The question is what's going to happen to downstream metro areas (as well as Utah concerns dependent on the water) when things run dry.

A significant chunk of the interior USA is going to be royally pooched within the next decade or two.


[/reality]
Fortunately for all the red states, they've voted for an environmentally-concerned president who's going to (by faith) bring back all the water. Then he will walk on it to save them.
[reality]
posted by LeLiLo at 1:23 AM on November 3, 2004


In England we don't have canyons to hike in, or flood with water. But reading this piece made me want to rush out and buy a rucksack and some hiking boots: "It's beautiful to watch the full moon bounce up over the cliff tops," Mr. Garabedian said... "Every rock you turn over has toilet paper under it from the years this was a campsite for boats." Humans are scum.
posted by DrDoberman at 3:50 AM on November 3, 2004


DrDoberman: there's plenty of fabulous stuff to come see in the Southwest even with everything we've put underwater. Watching the full moon come up while camping at Havasu Falls six years ago is one of the highlights of my life.


fff: The Ogallalla aquifer doesn't seem to have much to do with the Colorado's tributaries...this map of the Colorado compared with this map of the aquifer wouldn't seem to suggest overlap.... especially considering the altitude difference.

Not that this means it isn't a problem.
posted by weston at 10:04 PM on November 3, 2004


opps. k, then. :-)

The map of the aquifer doesn't show it as big as I thought it was, either. Perhaps I'm thinking of the entire mid-West's groundwater system, then. What I remember is that most of the middle-US is going dry.
posted by five fresh fish at 9:24 AM on November 4, 2004


Many beautiful recent photos here.
posted by alms at 10:22 AM on November 4, 2004


My first thought when I saw the picture titles was "Restoration? Why don't they just leave it alone and let nature take its course?"

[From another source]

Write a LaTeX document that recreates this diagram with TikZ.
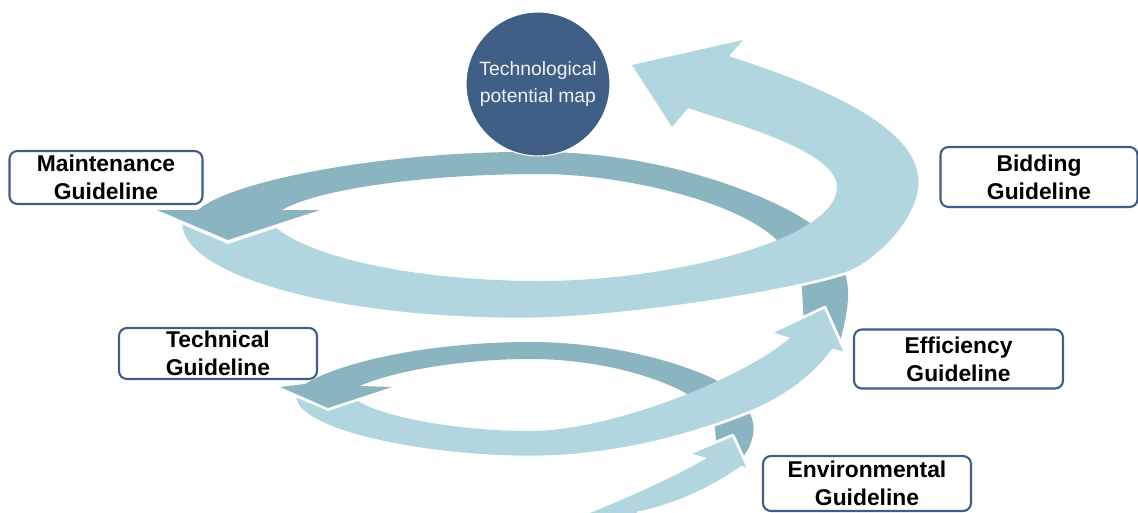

Of course, what they mean is that with the water levels dropping, features are resurfacing from beneath the depths. I don't think they mean anyone's actually, y'know, taking Tilex to the ring-around-the-basin. Doh.
posted by five fresh fish at 12:05 PM on November 4, 2004


Back in the 1960s, environmentalists were predicting that Glen Canyon Dam would silt up and become unusable in two or three hundred years. No one ever imagined that it might dry up and become unusable within a matter of decades.

Thank you, alms. It is consoling to be reminded that nothing lasts for ever.